I'm learning AMPL to speed up a model currently in excel spreadsheet with excel solver. It basically based on the matrix multiplication result of a 1 x m variables and an m x n parameters. And it would find the variables to maximize the minimum of certain values in the result while keeping some other values in the same result satisfying a few constraints. How to do so in AMPL?

Given: P= m x n parameters
Variable: X= 1 x m variable we tried to solve
Calculate: R= X x P , result of matrix multiplication of X and P
Maximize: min(R[1..3]), the minimum value of the first 3 values in the result
Subject to: R[2]<R[4]
            min(R[6..8])>20
            R[5]-20>R[7]
            X are all integers

I read several tutorials and look up the manual but can't find the solution to this seemingly straightforward problem. All I found is maximize a single value, which is the calculation result. And it was used only once and does not appear again in the constraint.

Answer 1

The usual approach for "maximize the minimum" problems in products like AMPL is to define an auxiliary variable and set linear constraints that effectively define it as the minimum, converting a nonlinear function (min) into linear rules.

For instance, suppose I have a bunch of decision variables x[i] with i ranging over an index set S, and I want to maximize the minimum over x[i]. AMPL syntax for that would be:

var x_min;
s.t. DefineMinimum{i in S}: x_min <= x[i];
maximize ObjectiveFunction: x_min;

The constraint only requires that x_min be less than or equal to the minimum of x[i]. However, since you're trying to maximize x_min and there are no other constraints on it, it should always end up exactly equal to that minimum (give or take machine-arithmetic epsilon considerations).

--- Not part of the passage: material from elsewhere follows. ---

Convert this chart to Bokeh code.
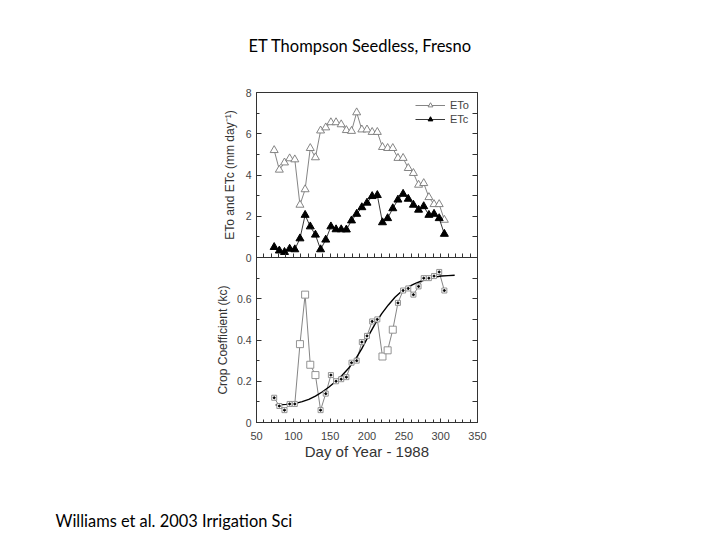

If you have parameters (i.e. values are known before you run the optimisation) and want to refer to their minimum, AMPL lets you do that more directly:

param p_min := min{j in IndexSet_P} p[j];

While AMPL also supports this syntax for variables, not all of the solvers used with AMPL are capable of accepting this type of constraint. For instance:

reset;
option solver gecode;
set S := {1,2,3};
var x{S} integer;
var x_min = min{s in S} x[s];
minimize OF: sum{s in S} x[s];
s.t. c1: x_min >= 5;
solve;

This will run and do what you'd expect it to do, because Gecode is programmed to recognise and deal with min-type constraints. However, if you switch the solver option to gurobi or cplex it will fail, since these only accept linear or quadratic constraints. To apply a minimum constraint with those solvers, you need to use something like the linearization trick I discussed above.